A Story of a Fig Tree

Third Sunday of Lent [March 24, 2019] Luke 13:1-9

“Sir, leave it for this year also, and I shall cultivate the ground around it and fertilize it; it may bear fruit in the future (Luk 13:8).”

fig tree 2It normally takes around three years for a fig tree to reach its maturity and fruition. If it does not produce fruit by that time, it is not likely to bear fruit at all. The owner has a reasonable right to cut the tree, but through the effort of the gardener, it is given another chance. Like the fig tree, through the effort of our Chief Gardener, the new Adam of eternal Eden, Jesus Christ, we are given another chance to change and be fruitful.

However, it is always easier said than done. In daily reality, it is not simply a matter of instantly erasing errors on the whiteboard, of flash and clear-cut change from bad guy to good guy, from villains to heroes. Some of us are merely entrapped in the evil structures or systems that promote sin in us and through us, and we simply do not know how to get out of it. Some of us are victims of vicious cycles of sin in our families or our societies that sooner or later turn us to be the perpetrators, and we are merely powerless to find the way out.

One time, I visited a place for the youth who conflicted with the Law. I met this teenager, Joseph, not his real name. He was arrested for stealing small amount of money, or petty theft. He shared to me his story that he was without parents, and he lived together with a band of snatchers. His elders in the group taught him how to steal and snatch, and after several practices and actual deeds, he developed the habit, not only to take the money, but also to desire for an easy money. He has been in the facility for several times, and every time he was released, he promised himself not to go back to that way of life. Yet, because he no longer knew what to do and where to go outside the facility, he once again stole something for him to fill his hungry stomach. Then, again he was caught.

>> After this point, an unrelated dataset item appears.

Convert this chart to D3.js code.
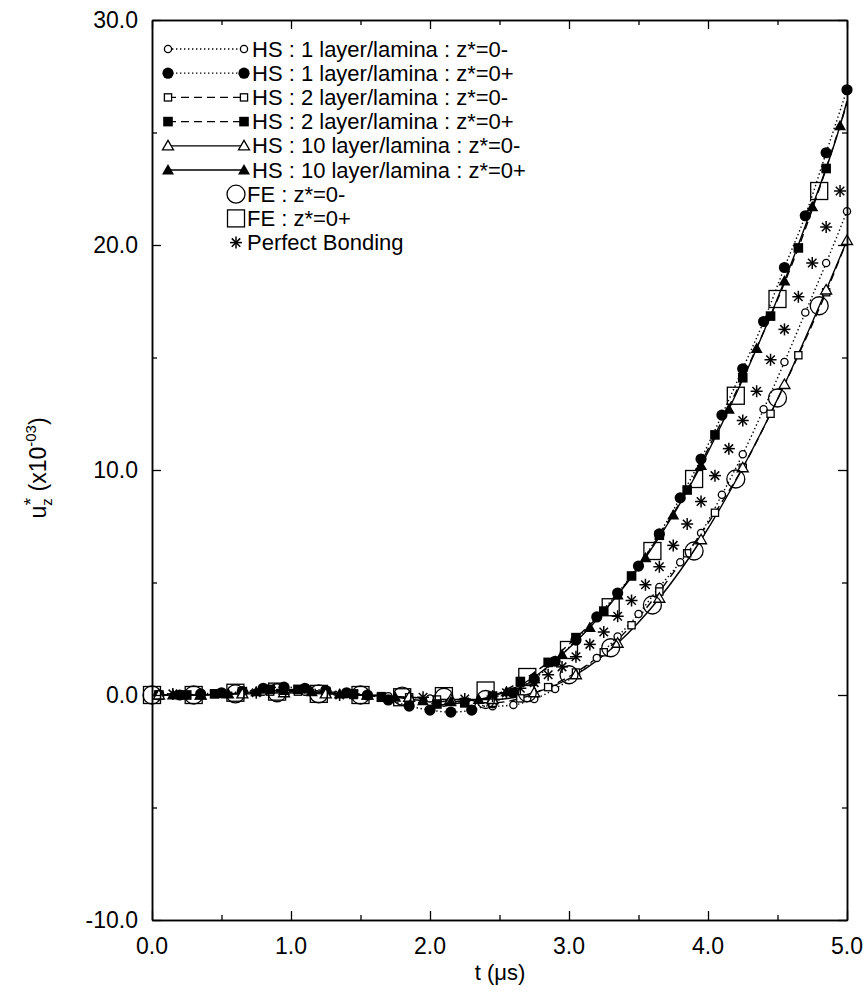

Then, what does it mean to repent, to change? Is there any point we observe Lenten season every year, yet no apparent change seems to take place? We miss the point if we just think that Lenten season is only about instant change.

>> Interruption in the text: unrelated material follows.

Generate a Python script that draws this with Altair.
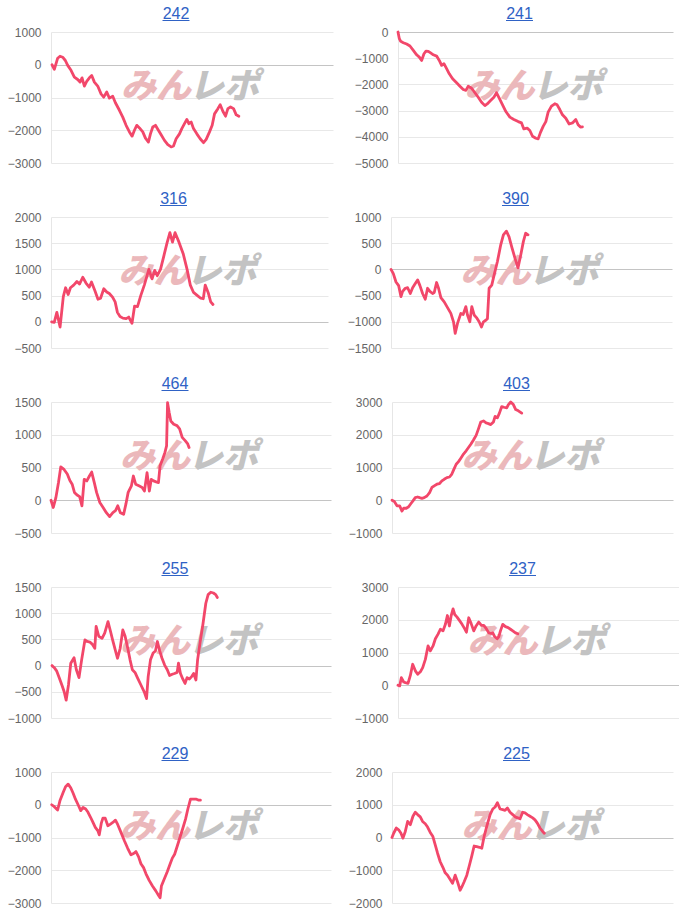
import altair as alt
import pandas as pd

# ---------------- data ----------------
titles = ["242", "241", "316", "390", "464", "403", "255", "237", "229", "225"]
watermark = ["みん", "レポ"]

# x = position along the (unlabelled) play axis, y = running balance
p242_x = [148,155,165,172,180,188,195,205,215,225,232,238,245,252,260,267,275,285,295,303,312,320,330,338,350,360,370,380,388,395,402,410,420,428,437,443,450,458,465,475,485,495,505,512,520,530,537,545,552,558,565,572,582,592,602,610,620,628,635,645,652,660,668,675,683,692,700,708]
p242_y = [0,-140,200,260,230,130,-20,-170,-380,-450,-530,-400,-650,-510,-400,-330,-530,-650,-890,-990,-830,-1020,-960,-1160,-1390,-1600,-1850,-2050,-2180,-2000,-1850,-1930,-2050,-2240,-2360,-2110,-1900,-1850,-1970,-2140,-2310,-2440,-2510,-2480,-2260,-2110,-1950,-1800,-1670,-1800,-1750,-1950,-2110,-2260,-2380,-2280,-2050,-1850,-1500,-1340,-1220,-1420,-1570,-1340,-1290,-1340,-1530,-1570]

p241_x = [174,178,182,190,200,210,220,230,238,245,252,258,265,272,280,290,298,305,312,320,328,338,350,360,370,378,385,395,405,415,425,435,442,452,462,470,478,488,498,510,522,535,545,552,562,570,578,588,595,602,610,618,625,635,645,652,660,668,678,688,698,708,715,722,728]
p241_y = [0,-255,-357,-408,-460,-535,-700,-870,-960,-1085,-830,-730,-740,-800,-870,-920,-1085,-1275,-1210,-1400,-1595,-1785,-1940,-2070,-2195,-2230,-2070,-2145,-2320,-2490,-2680,-2810,-2745,-2615,-2490,-2320,-2525,-2780,-3035,-3250,-3340,-3420,-3470,-3700,-3670,-3760,-3980,-4055,-4080,-3830,-3600,-3420,-3060,-2830,-2740,-2780,-2960,-3160,-3290,-3510,-3470,-3340,-3540,-3630,-3620]

p316_x = [122,130,138,148,158,165,173,180,190,200,208,218,228,238,245,255,265,273,283,292,300,310,318,325,333,342,352,360,370,378,387,397,408,422,432,440,448,458,468,478,487,495,503,515,528,540,550,560,572,582,590,596,605,613,620]
p316_y = [0,-10,180,-100,480,650,520,650,700,770,720,850,740,660,760,600,430,450,630,570,540,470,380,180,100,70,60,90,-30,300,290,500,700,1000,820,980,880,1000,1250,1500,1700,1520,1700,1520,1300,1000,700,560,500,450,440,700,560,380,330]

p390_x = [155,162,170,178,185,190,198,205,213,220,228,235,242,250,258,265,272,280,285,292,298,305,315,325,335,343,348,355,365,372,380,385,392,398,405,412,420,427,433,440,445,450,458,465,475,485,493,502,510,518,528,537,545,553,560,567]
p390_y = [0,-80,-240,-310,-520,-420,-360,-350,-460,-350,-270,-200,-310,-460,-570,-360,-420,-460,-440,-250,-360,-540,-620,-730,-840,-1000,-1220,-1030,-840,-860,-710,-870,-1000,-710,-870,-920,-1000,-1100,-1000,-970,-940,-360,-300,-110,150,470,660,730,620,430,210,30,270,530,690,660]

p464_x = [125,132,140,148,155,165,175,183,190,197,205,213,220,227,235,243,250,258,265,275,285,295,305,315,323,330,338,348,355,362,372,378,385,395,405,412,420,427,433,440,448,455,460,468,475,480,483,488,493,502,512,520,528,537,545,549]
p464_y = [0,-110,40,270,510,470,400,300,245,120,80,55,-85,320,295,370,430,270,120,-35,-110,-190,-250,-190,-160,-85,-190,-215,-60,120,220,370,245,220,195,140,420,140,320,295,280,270,525,630,730,830,1490,1340,1210,1160,1140,1090,960,910,860,805]

p403_x = [155,162,170,178,185,190,198,205,212,218,225,232,238,245,252,260,268,275,282,290,298,305,312,320,328,335,340,348,355,362,370,378,385,392,400,408,415,422,430,438,445,452,460,465,472,478,485,492,500,505,512,520,527,535,545]
p403_y = [0,-40,-170,-170,-330,-245,-245,-200,-100,-20,80,100,80,60,80,130,235,390,440,490,510,590,640,690,710,800,920,1100,1180,1285,1410,1510,1610,1710,1840,1980,2180,2390,2420,2360,2340,2310,2390,2560,2520,2660,2860,2840,2820,2920,3000,2920,2770,2730,2660]

p255_x = [138,145,152,160,168,175,181,188,195,205,212,220,228,238,245,253,260,268,272,280,290,298,308,315,322,330,337,345,353,360,368,375,382,390,398,408,418,425,430,437,445,452,458,465,472,480,488,495,503,510,518,522,528,535,542,548,555,562,568,575,580,588,596,605,612,620,628,635,640]
p255_y = [0,-40,-100,-230,-370,-500,-660,-370,45,150,-80,-230,110,490,460,450,410,330,750,560,520,620,840,670,490,300,140,330,680,560,330,110,-80,-130,-240,-370,-500,-630,-210,110,240,280,460,280,140,10,-80,-190,-165,-150,-130,45,-150,-255,-340,-230,-255,-210,-150,-275,110,460,780,1190,1355,1400,1385,1355,1300]

p237_x = [178,183,188,195,200,208,215,222,230,237,245,252,260,268,275,283,290,298,305,313,320,326,332,337,343,348,355,362,370,378,383,390,397,405,412,420,428,435,443,450,457,462,468,475,480,485,492,500,508,515,522,530,537]
p237_y = [0,-20,230,100,80,60,300,640,440,335,410,540,790,1200,1050,1200,1420,1560,1710,1660,1860,2130,1810,2110,2330,2160,2080,1980,1860,1720,1620,2060,1890,1660,1810,1930,1830,1830,1720,1600,1580,1600,1480,1420,1480,1660,1860,1790,1760,1710,1660,1600,1570]

p229_x = [140,148,158,165,175,182,190,198,205,212,220,228,235,243,250,258,265,272,280,284,290,295,302,310,318,325,333,340,350,360,370,380,388,395,403,410,418,425,435,445,455,463,468,472,480,490,498,505,512,520,528,537,545,552,560,568,578,585,590]
p229_y = [0,-60,-160,120,380,550,630,510,350,170,0,-180,-80,-130,-230,-390,-540,-690,-800,-920,-570,-410,-410,-640,-590,-540,-470,-610,-850,-1100,-1330,-1530,-1490,-1430,-1590,-1800,-1920,-2100,-2310,-2480,-2630,-2760,-2840,-2480,-2280,-2040,-1820,-1630,-1510,-1260,-1000,-710,-440,-130,170,170,170,140,140]

p225_x = [155,160,168,175,182,188,195,202,210,218,225,232,240,247,255,262,270,278,285,292,300,308,315,322,330,337,345,352,360,365,372,380,388,395,402,410,418,425,432,440,450,458,465,472,480,488,495,502,510,518,525,533,540,548,555,562,570,578,585,592,600,608,613]
p225_y = [0,130,290,235,130,-20,185,490,390,650,770,700,630,490,420,320,155,30,-225,-480,-740,-910,-1080,-1150,-1280,-1400,-1150,-1350,-1610,-1510,-1350,-1150,-840,-560,-260,-280,-300,-330,30,340,700,870,930,1060,870,850,830,900,770,700,630,600,570,770,750,700,650,600,540,440,290,185,130]

series_x = [p242_x, p241_x, p316_x, p390_x, p464_x, p403_x, p255_x, p237_x, p229_x, p225_x]
series_y = [p242_y, p241_y, p316_y, p390_y, p464_y, p403_y, p255_y, p237_y, p229_y, p225_y]

# full extent of the play axis for each panel
x_domains = [[145, 990], [174, 1000], [120, 975], [155, 1000], [125, 985],
             [155, 1000], [135, 985], [178, 1020], [138, 985], [155, 1000]]
# y axis ranges and tick values
y_domains = [[-3000, 1000], [-5000, 0], [-500, 2000], [-1500, 1000], [-500, 1500],
             [-1000, 3000], [-1000, 1500], [-1000, 3000], [-3000, 1000], [-2000, 2000]]
y_ticks = [
    [-3000, -2000, -1000, 0, 1000],
    [-5000, -4000, -3000, -2000, -1000, 0],
    [-500, 0, 500, 1000, 1500, 2000],
    [-1500, -1000, -500, 0, 500, 1000],
    [-500, 0, 500, 1000, 1500],
    [-1000, 0, 1000, 2000, 3000],
    [-1000, -500, 0, 500, 1000, 1500],
    [-1000, 0, 1000, 2000, 3000],
    [-3000, -2000, -1000, 0, 1000],
    [-2000, -1000, 0, 1000, 2000],
]

# ---------------- layout / style ----------------
widths = [282, 275, 277, 281, 280, 281, 280, 281, 280, 281]
H = 131
row_spacing = [21, 19, 17, 23, 17]
LINE = "#f2476a"
LINK = "#2f62c5"
FONT = "Liberation Sans"
JP = "Noto Sans CJK JP"


def panel(i):
    w = widths[i]
    df = pd.DataFrame({"x": series_x[i], "y": series_y[i]})
    xsc = alt.Scale(domain=x_domains[i], nice=False, zero=False)
    ysc = alt.Scale(domain=y_domains[i], nice=False, zero=False)

    one = pd.DataFrame({"t": [titles[i]]})
    wm_a = alt.Chart(pd.DataFrame({"t": [watermark[0]]})).mark_text(
        align="right", baseline="middle", font=JP, fontSize=35, fontWeight=900,
        fontStyle="italic", color="#ebb8bb"
    ).encode(x=alt.value(w / 2 - 1), y=alt.value(H * 0.42), text="t:N")
    wm_b = alt.Chart(pd.DataFrame({"t": [watermark[1]]})).mark_text(
        align="left", baseline="middle", font=JP, fontSize=35, fontWeight=900,
        fontStyle="italic", color="#c3c3c3"
    ).encode(x=alt.value(w / 2 - 3), y=alt.value(H * 0.42), text="t:N")

    line = alt.Chart(df).mark_line(
        color=LINE, strokeWidth=2.8, strokeJoin="round", strokeCap="round"
    ).encode(
        x=alt.X("x:Q", scale=xsc, axis=None),
        y=alt.Y("y:Q", scale=ysc, axis=alt.Axis(
            values=y_ticks[i], format="d", title=None, ticks=False,
            labelPadding=10, labelFontSize=12, labelColor="#666666", labelFont=FONT,
            domain=True, domainColor="#e6e6e6", domainWidth=1,
            grid=True, gridWidth=1,
            gridColor={"condition": {"test": "datum.value === 0", "value": "#c4c4c4"},
                       "value": "#e8e8e8"},
        )),
    )

    cx = w / 2 - 16
    title = alt.Chart(one).mark_text(
        align="center", baseline="alphabetic", font=FONT, fontSize=16, color=LINK
    ).encode(x=alt.value(cx), y=alt.value(-13.5), text="t:N")
    underline = alt.Chart(one).mark_rule(color=LINK, strokeWidth=1).encode(
        x=alt.value(cx - 13.5), x2=alt.value(cx + 13.5), y=alt.value(-11.5)
    )

    return alt.layer(wm_a, wm_b, line, title, underline).properties(width=w, height=H)


rows = []
for r in range(5):
    rows.append(alt.hconcat(panel(2 * r), panel(2 * r + 1), spacing=row_spacing[r]))

chart = alt.vconcat(*rows, spacing=21).properties(
    padding={"left": 7, "top": 5, "right": 0, "bottom": 0},
    background="white",
).configure_view(stroke=None)

chart.save("out.html", embed_options={"renderer": "svg", "actions": False})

It is a story of a struggling fig tree to be fruitful and yet find itself facing desperate end, the story of struggling humanity. It is a story of a gardener who refuses to give up on his tree, a story of God who never loses hope in humanity. The Lenten season means that despite of all our imperfection and disfigured life, we refuse to succumb to despair. It means we take courage to fight hopelessness even when no actual fruit of change seems visible in our lives. It means we always hope in the Lord who never loses hope in us.